• [EXERCISE INSTRUCTIONS]
Scan the material that follows. Copy every line containing the word "this".

• [RAW RECORDS]
↓↓↓

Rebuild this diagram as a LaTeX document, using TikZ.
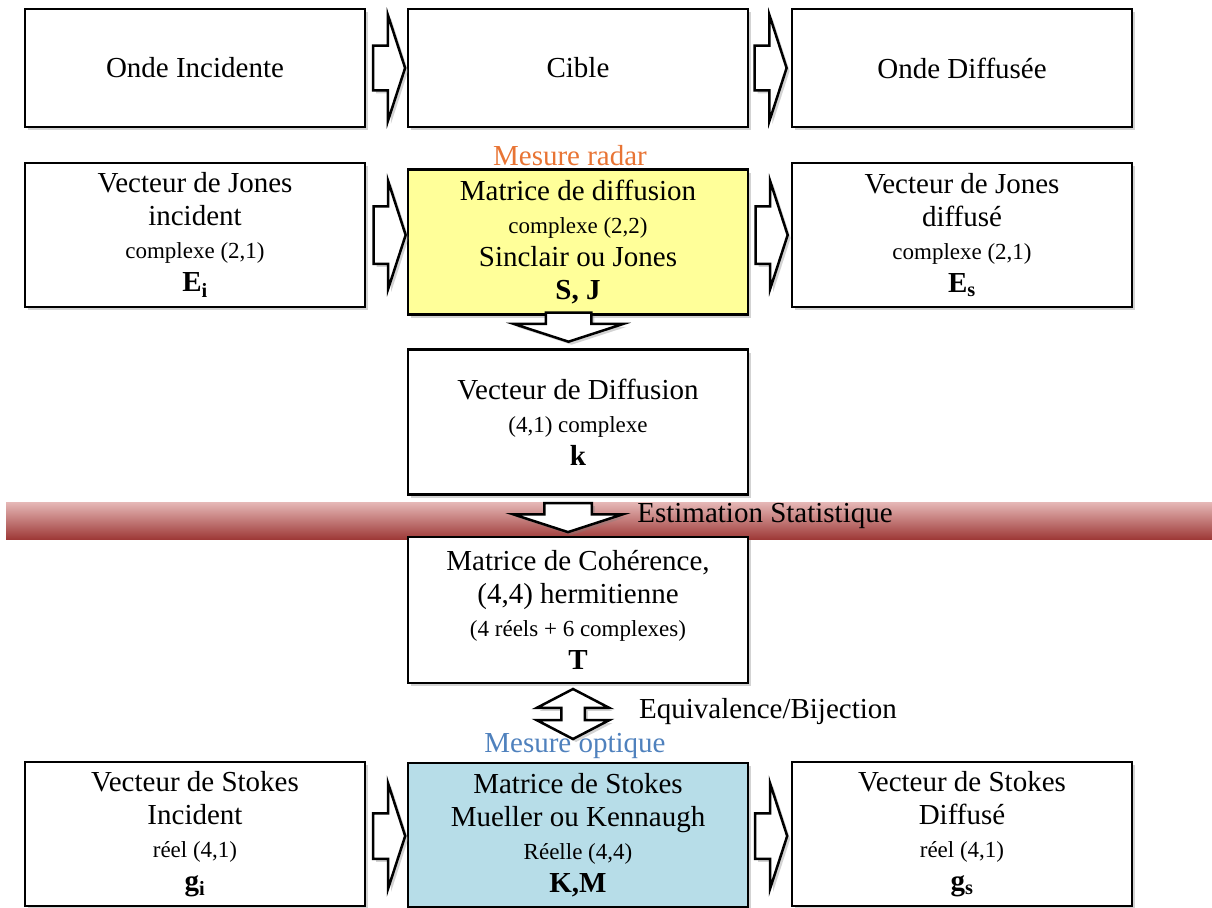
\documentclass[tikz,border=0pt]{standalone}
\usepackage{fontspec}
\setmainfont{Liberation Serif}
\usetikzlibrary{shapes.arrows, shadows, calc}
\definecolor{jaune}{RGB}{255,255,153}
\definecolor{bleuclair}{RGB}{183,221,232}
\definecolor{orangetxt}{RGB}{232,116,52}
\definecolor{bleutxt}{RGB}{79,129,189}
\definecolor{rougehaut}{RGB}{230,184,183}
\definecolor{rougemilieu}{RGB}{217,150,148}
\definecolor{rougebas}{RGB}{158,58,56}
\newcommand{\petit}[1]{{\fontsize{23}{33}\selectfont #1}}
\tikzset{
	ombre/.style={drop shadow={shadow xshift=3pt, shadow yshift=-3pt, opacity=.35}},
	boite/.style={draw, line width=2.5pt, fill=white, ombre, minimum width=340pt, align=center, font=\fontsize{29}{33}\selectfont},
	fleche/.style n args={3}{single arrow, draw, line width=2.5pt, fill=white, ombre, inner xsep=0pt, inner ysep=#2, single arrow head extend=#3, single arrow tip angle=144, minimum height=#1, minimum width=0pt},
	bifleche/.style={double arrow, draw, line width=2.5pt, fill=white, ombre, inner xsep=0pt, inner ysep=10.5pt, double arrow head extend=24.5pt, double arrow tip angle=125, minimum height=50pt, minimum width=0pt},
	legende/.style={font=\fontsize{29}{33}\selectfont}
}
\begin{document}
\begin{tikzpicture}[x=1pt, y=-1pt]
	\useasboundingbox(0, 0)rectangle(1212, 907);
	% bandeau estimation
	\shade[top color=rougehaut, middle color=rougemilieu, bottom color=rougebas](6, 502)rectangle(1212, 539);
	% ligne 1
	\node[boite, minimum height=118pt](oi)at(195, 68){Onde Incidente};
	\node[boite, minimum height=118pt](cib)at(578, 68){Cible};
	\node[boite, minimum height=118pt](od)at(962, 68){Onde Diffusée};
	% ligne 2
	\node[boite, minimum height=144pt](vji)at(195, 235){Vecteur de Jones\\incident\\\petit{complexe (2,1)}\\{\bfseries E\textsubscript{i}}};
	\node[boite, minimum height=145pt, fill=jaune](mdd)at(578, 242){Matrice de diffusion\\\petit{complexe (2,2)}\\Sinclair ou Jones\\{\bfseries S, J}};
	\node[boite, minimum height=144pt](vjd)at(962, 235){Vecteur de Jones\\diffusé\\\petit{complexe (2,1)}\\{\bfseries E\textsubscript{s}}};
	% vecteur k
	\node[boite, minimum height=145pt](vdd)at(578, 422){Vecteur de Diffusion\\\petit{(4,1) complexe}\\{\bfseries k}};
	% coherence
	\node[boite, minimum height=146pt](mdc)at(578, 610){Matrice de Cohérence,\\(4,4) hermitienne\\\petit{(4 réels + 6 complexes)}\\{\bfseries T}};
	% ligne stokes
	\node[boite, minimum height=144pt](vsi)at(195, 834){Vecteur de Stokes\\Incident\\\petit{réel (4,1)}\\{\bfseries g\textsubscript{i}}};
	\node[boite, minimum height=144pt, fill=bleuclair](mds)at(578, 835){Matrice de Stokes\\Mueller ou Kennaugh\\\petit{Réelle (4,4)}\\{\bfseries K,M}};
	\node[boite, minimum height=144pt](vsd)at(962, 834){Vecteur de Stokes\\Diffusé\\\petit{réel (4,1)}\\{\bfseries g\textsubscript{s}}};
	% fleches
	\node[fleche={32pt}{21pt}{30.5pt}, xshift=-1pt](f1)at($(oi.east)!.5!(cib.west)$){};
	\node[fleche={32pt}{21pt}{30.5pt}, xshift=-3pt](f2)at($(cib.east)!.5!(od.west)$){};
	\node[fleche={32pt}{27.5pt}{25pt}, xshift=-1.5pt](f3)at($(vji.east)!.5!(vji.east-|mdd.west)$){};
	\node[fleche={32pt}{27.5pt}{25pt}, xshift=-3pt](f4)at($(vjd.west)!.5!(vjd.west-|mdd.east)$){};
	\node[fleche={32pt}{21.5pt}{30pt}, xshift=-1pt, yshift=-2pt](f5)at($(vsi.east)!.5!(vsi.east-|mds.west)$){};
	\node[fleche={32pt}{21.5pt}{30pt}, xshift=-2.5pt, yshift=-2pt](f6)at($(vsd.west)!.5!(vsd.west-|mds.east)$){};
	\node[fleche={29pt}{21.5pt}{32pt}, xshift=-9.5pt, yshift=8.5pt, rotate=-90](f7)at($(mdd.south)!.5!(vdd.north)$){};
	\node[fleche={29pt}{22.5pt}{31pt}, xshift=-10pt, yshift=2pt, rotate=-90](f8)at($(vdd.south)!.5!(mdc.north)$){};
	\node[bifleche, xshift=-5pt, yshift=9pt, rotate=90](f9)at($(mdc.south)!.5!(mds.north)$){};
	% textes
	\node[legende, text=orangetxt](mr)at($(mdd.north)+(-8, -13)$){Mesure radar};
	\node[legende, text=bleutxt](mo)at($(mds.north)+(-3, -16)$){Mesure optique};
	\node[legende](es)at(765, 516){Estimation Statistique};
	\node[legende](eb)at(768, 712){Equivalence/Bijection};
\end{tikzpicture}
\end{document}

↑↑↑
↓↓↓

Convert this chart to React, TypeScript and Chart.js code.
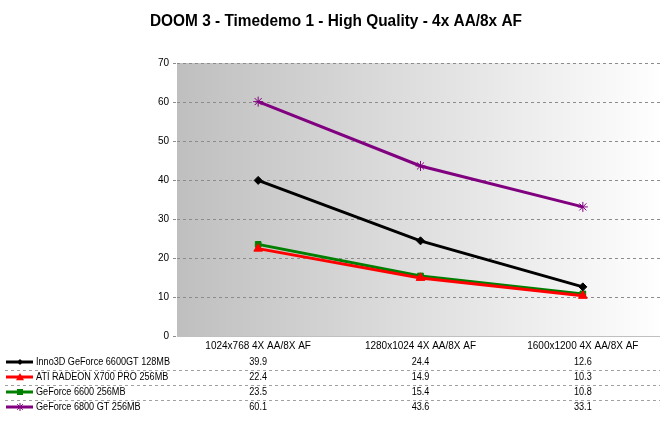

↑↑↑

• [RESULT]
Rebuild this diagram as a LaTeX document, using TikZ.
Convert this chart to React, TypeScript and Chart.js code.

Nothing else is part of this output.